Hmmm.... Maine law is very similar to MA law, and I know lots of people who have bought and sold property without a lawyer, writing their own deeds and often inserting their own corner markers. Now these were cash transactions, but still (in some cases) property that is considerably more valuable than it was 50 years ago.
The rules in Massachusetts were established in 2011 in the Supreme Judicial Court case Real Estate Bar Association for Massachusetts v. National Real Estate Information Services. A private sale with no financing might be doable without lawyers if the parties understand how to write a contract and deed.
"Because deeds pertaining to real property directly affect significant legal rights and obligations, the drafting for others of deeds to real property constitutes the practice of law in Massachusetts.[emphasis added]. (Pg 525?)
Apparently a non-lawyer can write one's own deeds.
I have tried oh so many times. It never takes.
“The World’s First Robot Lawyer Isn’t A Lawyer, And I’m Not Sure It’s Even A Robot”
https://www.techdirt.com/2023/01/24/the-worlds-first-robot-lawyer-isnt-a-lawyer-and-im-not-sure-its-even-a-robot/
I hope Unfrozen Robot Lawyer gets to represent itself in court.
I’m just a robot. Your human thoughts and emotions confuse and frighten me. But one thing I do know; that Mass Bar rules 1.7 and 1.8 clearly state…

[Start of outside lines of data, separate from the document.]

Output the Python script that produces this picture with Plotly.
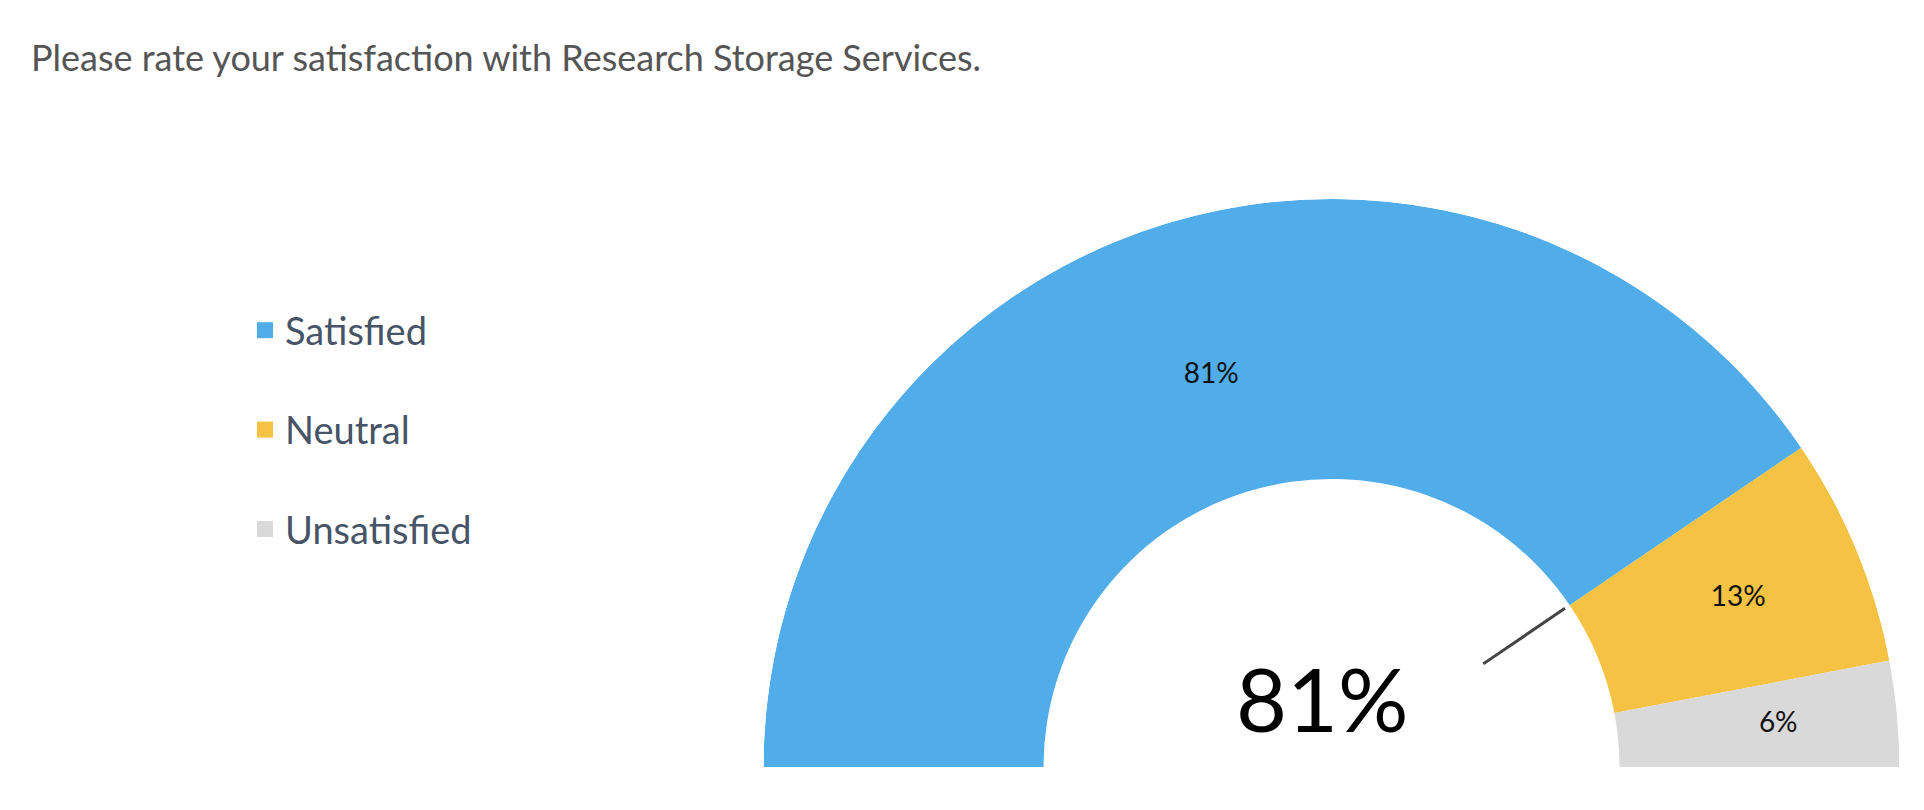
import plotly.graph_objects as go

# ---- data ----
categories = ["Satisfied", "Neutral", "Unsatisfied"]
values = [81, 13, 6]
label_texts = ["81%", "13%", "6%"]
headline_value = 81
headline_text = "81%"
title_text = "Please rate your satisfaction with Research Storage Services."

# ---- style ----
colors = ["#50ADEA", "#F5C244", "#D9D9D9"]
FONT = "Lato, 'Open Sans', sans-serif"
W, H = 1924, 810
HOLE = 0.507
DEG_PER_PCT = 180.0 / 100.0
label_r = [0.72, 0.775, 0.79]

# angular positions from the data (gauge scale: 100% -> 180 degrees)
widths = [v * DEG_PER_PCT for v in values]
mids = []
acc = 0.0
for w in widths:
    mids.append(acc + w / 2)
    acc += w

fig = go.Figure()

fig.add_trace(go.Barpolar(
    theta=mids,
    width=widths,
    r=[1 - HOLE] * len(values),
    base=[HOLE] * len(values),
    marker=dict(color=colors, line=dict(width=0)),
    showlegend=False,
    hoverinfo="skip",
    subplot="polar",
))

fig.add_trace(go.Scatterpolar(
    theta=mids,
    r=label_r,
    mode="text",
    text=label_texts,
    textfont=dict(family=FONT, size=28, color="#111111"),
    showlegend=False,
    hoverinfo="skip",
    subplot="polar",
))

# needle
fig.add_trace(go.Scatterpolar(
    theta=[headline_value * DEG_PER_PCT] * 2,
    r=[0.323, 0.497],
    mode="lines",
    line=dict(color="#444444", width=3),
    showlegend=False,
    hoverinfo="skip",
    subplot="polar",
))

# legend entries
for name, c in zip(categories, colors):
    fig.add_trace(go.Scatter(
        x=[None], y=[None], mode="markers", name=name, legendgroup=name,
        marker=dict(symbol="square", size=16, color=c),
    ))

fig.update_layout(
    width=W, height=H,
    margin=dict(l=0, r=0, t=0, b=0),
    paper_bgcolor="white", plot_bgcolor="white",
    font=dict(family=FONT),
    title=dict(text=title_text, x=31 / W, xanchor="left", y=(H - 58) / H, yanchor="middle",
               font=dict(family=FONT, size=36, color="#555555")),
    polar=dict(
        domain=dict(x=[763 / W, 1900 / W], y=[(H - 767) / H, (H - 199) / H]),
        sector=[0, 180],
        hole=0,
        bgcolor="rgba(0,0,0,0)",
        radialaxis=dict(range=[0, 1], visible=False),
        angularaxis=dict(visible=False, direction="clockwise", rotation=180),
    ),
    xaxis=dict(visible=False),
    yaxis=dict(visible=False),
    showlegend=True,
    legend=dict(
        x=245 / W, xanchor="left", y=(H - 299) / H, yanchor="top",
        font=dict(family=FONT, size=38, color="#475467"),
        tracegroupgap=47, bgcolor="rgba(0,0,0,0)",
        itemclick=False, itemdoubleclick=False,
    ),
    annotations=[dict(
        text=headline_text, x=1322 / W, y=(H - 698) / H, xref="paper", yref="paper",
        xanchor="center", yanchor="middle", showarrow=False,
        font=dict(family=FONT, size=88, color="#000000"),
    )],
)

fig.write_html("out.html")
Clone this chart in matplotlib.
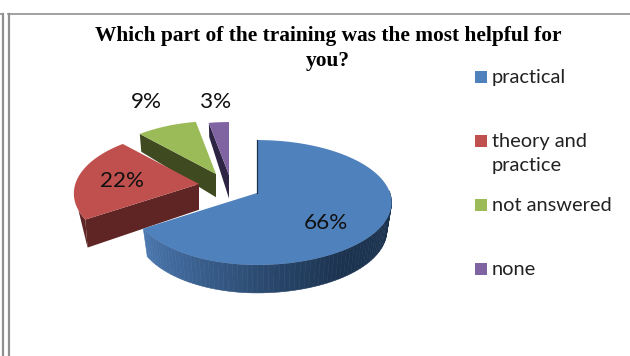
import numpy as np
import matplotlib
matplotlib.use('Agg')
import matplotlib.pyplot as plt
from matplotlib.patches import Polygon, Rectangle

categories = ['practical', 'theory and\npractice', 'not answered', 'none']
values = [66, 22, 9, 3]
labels = ['66%', '22%', '9%', '3%']
colors = ['#4F81BD', '#C0504D', '#9BBB59', '#8064A2']
side_colors = ['#1C3350', '#5E2524', '#3F4A20', '#2E2443']

# layout in pixels
apex_x, apex_y = 257, 193
rx, ry, persp = 133, 61, 0.152
left_squeeze = 0.93
depth = 28
offsets = [(0, 0), (-58, -9), (-41, -19), (-28, -18)]
label_pos = [(326, 223), (122, 181), (146, 102), (216, 102)]


def project(theta):
    # perspective ellipse, theta clockwise from 12 o'clock
    s, c = np.sin(theta), np.cos(theta)
    x = rx * s / (1 + persp * c)
    x = np.where(s < 0, x * left_squeeze, x)
    return x, -ry * c / (1 + persp * c)


def drop(theta):
    # back of the pie looks thinner than the front
    return depth * (1 - 0.5 * np.clip(np.cos(theta), 0, 1))


fig = plt.figure(figsize=(6.3, 3.56), dpi=100)
ax = fig.add_axes([0, 0, 1, 1])
ax.set_xlim(0, 630)
ax.set_ylim(356, 0)
ax.axis('off')

# page frame
ax.plot([2.5, 2.5], [14, 356], color='#909090', lw=1.6)
ax.plot([8.5, 8.5], [14, 356], color='#909090', lw=1.6)
ax.plot([8, 630], [14, 14], color='#909090', lw=1.2)
ax.plot([0, 3], [14, 14], color='#909090', lw=1.2)

edges = np.cumsum([0] + values) / sum(values) * 2 * np.pi
# back slices first, the big one goes on top
for i in [3, 2, 1, 0]:
    t0, t1 = edges[i], edges[i + 1]
    ox, oy = offsets[i]
    cx, cy = apex_x + ox, apex_y + oy
    ts = np.linspace(t0, t1, 120)
    px, py = project(ts)
    px, py = cx + px, cy + py

    # radial wall on the leading edge, hidden for the big slice
    if i > 0:
        inner = depth + oy * 0.25
        ex, ey = project(t0)
        wall = [(cx, cy), (cx + ex, cy + ey),
                (cx + ex * 0.98, cy + ey + drop(t0)), (cx, cy + inner)]
        ax.add_patch(Polygon(wall, closed=True, fc=side_colors[i], ec='none'))

    if i == 0:
        # rim with shading left to right, bottom edge a bit narrower
        dark = np.array(matplotlib.colors.to_rgb(side_colors[0]))
        light = np.array(matplotlib.colors.to_rgb('#4A78B0'))
        for j in range(len(ts) - 1):
            if np.cos(ts[j]) > 0.05:
                continue
            f = np.clip((px[j] - 145) / 200, 0, 1) ** 0.8
            col = light + (dark - light) * f
            quad = [(px[j], py[j]), (px[j + 1], py[j + 1]),
                    (cx + (px[j + 1] - cx) * 0.965, py[j + 1] + drop(ts[j + 1])),
                    (cx + (px[j] - cx) * 0.965, py[j] + drop(ts[j]))]
            ax.add_patch(Polygon(quad, closed=True, fc=col, ec=col, lw=0.4))
    elif i == 1:
        # small sliver of rim under the left corner
        ex, ey = project(t0)
        short = ts[ts < t0 + np.radians(9)]
        sx, sy = project(short)
        sliver = list(zip(cx + sx, cy + sy)) + [(cx + ex * 0.98, cy + ey + drop(t0))]
        ax.add_patch(Polygon(sliver, closed=True, fc=side_colors[i], ec='none'))

    top = [(cx, cy)] + list(zip(px, py))
    ax.add_patch(Polygon(top, closed=True, fc=colors[i], ec='none'))
    if i == 0:
        ax.plot([cx, cx], [cy, py[0]], color=side_colors[0], lw=0.9)

for lab, (lx, ly) in zip(labels, label_pos):
    ax.text(lx, ly, lab, fontsize=16.2, family='Lato', color='#111111',
            ha='center', va='center')

ax.text(328, 36, 'Which part of the training was the most helpful for', fontsize=15.4,
        family='Liberation Serif', fontweight='bold', ha='center', va='center')
ax.text(328, 61, 'you?', fontsize=15.4, family='Liberation Serif', fontweight='bold',
        ha='center', va='center')

# legend
legend_y = [77, 141, 205, 269]
for cat, col, ly in zip(categories, colors, legend_y):
    ax.add_patch(Rectangle((475, ly - 6), 12, 12, fc=col, ec='none'))
    ax.text(492, ly + 0.5 if '\n' not in cat else ly + 13, cat, fontsize=14.4,
            family='Lato', color='#222222', ha='left', va='center', linespacing=1.5)

fig.savefig('out.png', dpi=100)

This is quite serious - if only because a misplaced or mis-chosen word can have serious consequences.
Years ago, a colleague and I represented a residuary beneficiary against the home health care aide who'd drafted and supervised the execution of a decedent's will. He had been the kind of person who was constantly revising his will. His lawyer - as many small-town, small-firm practitioners do - made house calls to do the execution.
Anyway, the decedent decided to leave some of his estate to the aide - the house and its contents, for her and her daughter to live in. She drafted and conducted the execution of a will leaving herself the house and contents, knowing there was a safe in the basement holding a million dollars in stock (to which she did not have the combination).
She showed up, suing the estate and the residuary, demanding the stock, too. What she didn't know is that under that state's law the stock was considered "contents" NOT of the house, but rather of the safe.
She said the decedent intended to give her the stock. We counterclaimed. We accused her of legal malpractice because she hadn't properly effected the testator's intent - if he really intended for her to have the stock she should have given herself the "contents" of the safe, or just given herself the stock outright.
We also demanded she get nothing because in that state (1) it is per se unethical for an attorney to draw a [non-family member] client's will where that attorney takes any benefit under the will (arguably including being the executor), and (2) it is a crime for someone to practice law without a license and make any money (or otherwise derive a benefit) from that. And equity won't be used to facilitate a crime.
She settled. She got the house. The residuary got the stock.